D’ailleurs, ce n’est pas un hasard si la présence féminine est palpable au fil des installations oniriques. Dans une vision féministe, l’artiste rappelle la place cruciale de la figure féminine dans l’origine des religions et dans les cultes arabes. Le diorama est une porte d’entrée subtile, par laquelle Randa Mirza casse les codes en toute poésie.

“Je pense que cet élément de beauté dans les pièces fait que les gens dépassent ce qui les choque. Même des gens pratiquant la religion musulmane appartenant à la classe populaire, et non pas un public de galerie, trouvaient ça beau à un certain moment. Ce n’est pas provocateur, dans le sens de faire de la provocation gratuite. Donc si tu n’es pas complètement fermé d’esprit, tu arrives à dépasser les dogmes. Ça intéresse aussi les musulmans de voir ces mythes-là représentés.”

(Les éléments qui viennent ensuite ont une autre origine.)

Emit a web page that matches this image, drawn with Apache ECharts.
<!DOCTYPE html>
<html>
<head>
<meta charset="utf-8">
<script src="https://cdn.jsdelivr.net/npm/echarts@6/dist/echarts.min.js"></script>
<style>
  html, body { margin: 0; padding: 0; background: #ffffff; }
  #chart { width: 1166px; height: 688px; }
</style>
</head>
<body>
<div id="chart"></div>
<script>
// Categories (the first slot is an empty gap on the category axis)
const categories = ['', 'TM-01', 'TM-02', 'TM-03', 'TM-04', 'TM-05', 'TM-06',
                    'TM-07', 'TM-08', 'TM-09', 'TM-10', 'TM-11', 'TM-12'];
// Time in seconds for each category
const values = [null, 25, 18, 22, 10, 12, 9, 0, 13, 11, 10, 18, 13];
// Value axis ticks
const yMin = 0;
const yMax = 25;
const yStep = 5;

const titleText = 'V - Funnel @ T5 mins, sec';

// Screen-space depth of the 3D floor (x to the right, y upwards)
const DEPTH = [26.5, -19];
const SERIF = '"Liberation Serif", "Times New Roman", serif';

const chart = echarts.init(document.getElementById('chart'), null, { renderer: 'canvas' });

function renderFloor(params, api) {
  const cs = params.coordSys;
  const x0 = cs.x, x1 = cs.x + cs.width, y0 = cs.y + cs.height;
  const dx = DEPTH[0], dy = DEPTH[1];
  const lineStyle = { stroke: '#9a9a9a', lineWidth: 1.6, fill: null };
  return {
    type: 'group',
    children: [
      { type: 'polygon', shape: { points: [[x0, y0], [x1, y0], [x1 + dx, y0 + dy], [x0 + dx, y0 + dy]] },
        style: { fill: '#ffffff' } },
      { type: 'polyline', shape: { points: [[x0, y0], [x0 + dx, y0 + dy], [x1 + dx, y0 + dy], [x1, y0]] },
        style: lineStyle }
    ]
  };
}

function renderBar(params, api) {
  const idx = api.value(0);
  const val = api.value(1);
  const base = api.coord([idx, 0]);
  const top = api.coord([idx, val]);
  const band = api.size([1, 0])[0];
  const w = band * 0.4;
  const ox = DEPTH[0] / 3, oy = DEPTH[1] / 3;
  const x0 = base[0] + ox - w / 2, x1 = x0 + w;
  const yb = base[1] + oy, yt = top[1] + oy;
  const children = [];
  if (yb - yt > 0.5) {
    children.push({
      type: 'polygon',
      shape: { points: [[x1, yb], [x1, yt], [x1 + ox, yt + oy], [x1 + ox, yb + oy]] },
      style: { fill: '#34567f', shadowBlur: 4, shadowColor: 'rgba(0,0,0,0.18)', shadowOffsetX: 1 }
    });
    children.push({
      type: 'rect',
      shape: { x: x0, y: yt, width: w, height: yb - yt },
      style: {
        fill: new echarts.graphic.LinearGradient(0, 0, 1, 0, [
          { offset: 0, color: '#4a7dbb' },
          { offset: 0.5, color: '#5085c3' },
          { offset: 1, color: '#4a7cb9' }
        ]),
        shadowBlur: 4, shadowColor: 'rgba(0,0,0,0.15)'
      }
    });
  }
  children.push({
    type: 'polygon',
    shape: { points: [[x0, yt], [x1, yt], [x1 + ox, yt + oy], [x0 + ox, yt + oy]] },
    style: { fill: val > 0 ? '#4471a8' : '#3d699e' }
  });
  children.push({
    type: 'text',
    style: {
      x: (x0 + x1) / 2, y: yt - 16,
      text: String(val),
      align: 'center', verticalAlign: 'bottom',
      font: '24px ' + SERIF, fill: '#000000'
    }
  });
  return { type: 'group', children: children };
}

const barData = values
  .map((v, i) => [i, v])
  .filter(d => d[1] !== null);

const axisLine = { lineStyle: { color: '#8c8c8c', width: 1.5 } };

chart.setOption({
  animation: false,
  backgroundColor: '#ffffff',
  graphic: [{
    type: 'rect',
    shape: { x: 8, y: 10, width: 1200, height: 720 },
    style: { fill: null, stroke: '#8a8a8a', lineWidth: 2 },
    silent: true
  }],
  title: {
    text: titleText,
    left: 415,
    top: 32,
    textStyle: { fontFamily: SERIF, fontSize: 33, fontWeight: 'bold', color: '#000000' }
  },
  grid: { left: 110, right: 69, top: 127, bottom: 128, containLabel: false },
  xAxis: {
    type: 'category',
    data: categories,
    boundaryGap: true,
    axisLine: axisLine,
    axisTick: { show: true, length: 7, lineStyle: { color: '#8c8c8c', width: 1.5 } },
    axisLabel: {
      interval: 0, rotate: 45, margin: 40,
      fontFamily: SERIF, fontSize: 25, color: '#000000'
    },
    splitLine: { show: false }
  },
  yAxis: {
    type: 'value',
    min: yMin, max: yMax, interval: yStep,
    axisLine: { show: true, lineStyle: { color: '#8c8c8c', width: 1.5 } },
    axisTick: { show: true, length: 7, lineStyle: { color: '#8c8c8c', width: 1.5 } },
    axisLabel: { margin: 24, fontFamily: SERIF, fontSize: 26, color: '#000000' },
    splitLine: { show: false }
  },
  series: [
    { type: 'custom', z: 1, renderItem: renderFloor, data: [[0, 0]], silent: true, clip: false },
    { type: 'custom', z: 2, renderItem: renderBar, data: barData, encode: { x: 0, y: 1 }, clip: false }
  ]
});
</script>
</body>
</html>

La nécessité de se réapproprier une narration

L’œuvre de Randa Mirza s’inscrit dans une volonté plus large d’artistes internationaux, comprenant ceux du Moyen-Orient, de se réapproprier une narration. Cela va au-delà des mythes, il y a une volonté de créer un discours, une image, une autoreprésentation qui leur est propre. Une urgence de sortir de l’ethnocentrisme et du stéréotype : “Le vainqueur est l’Histoire. Au lieu de venir pointer le doigt sur l’Occident, moi je pointe le doigt sur comment chaque culture, par elle-même, détruit ses propres traces, réécrit l’histoire, et raconte une ontologie. Ce qui m’intéresse, c’est de parler de ma culture, et de laisser chaque personne raconter la sienne.”

De prime abord, le travail de Randa Mirza peut paraître hermétique, par sa complexité, son historicité et son niveau de recherches. Mais en créant un ensemble ludique et esthétique, elle a su le rendre accessible à un public non averti tel qu’à Arles. Son souhait pour le projet ? Qu’il voyage le plus possible afin d’éclairer ces récits oubliés et ces systèmes de domination. Randa Mirza interroge en souriant : “Mais ça reste encore une grande question : comment je vais pouvoir exposer ça dans le monde arabe ?”

On ne doute pas qu’à travers la poésie de ses œuvres, l’artiste touchera le public du Moyen-Orient, et au-delà de ses frontières. “El-Zohra n’est pas née en un jour” est une invitation universelle à en finir avec l’âge de l’ignorance.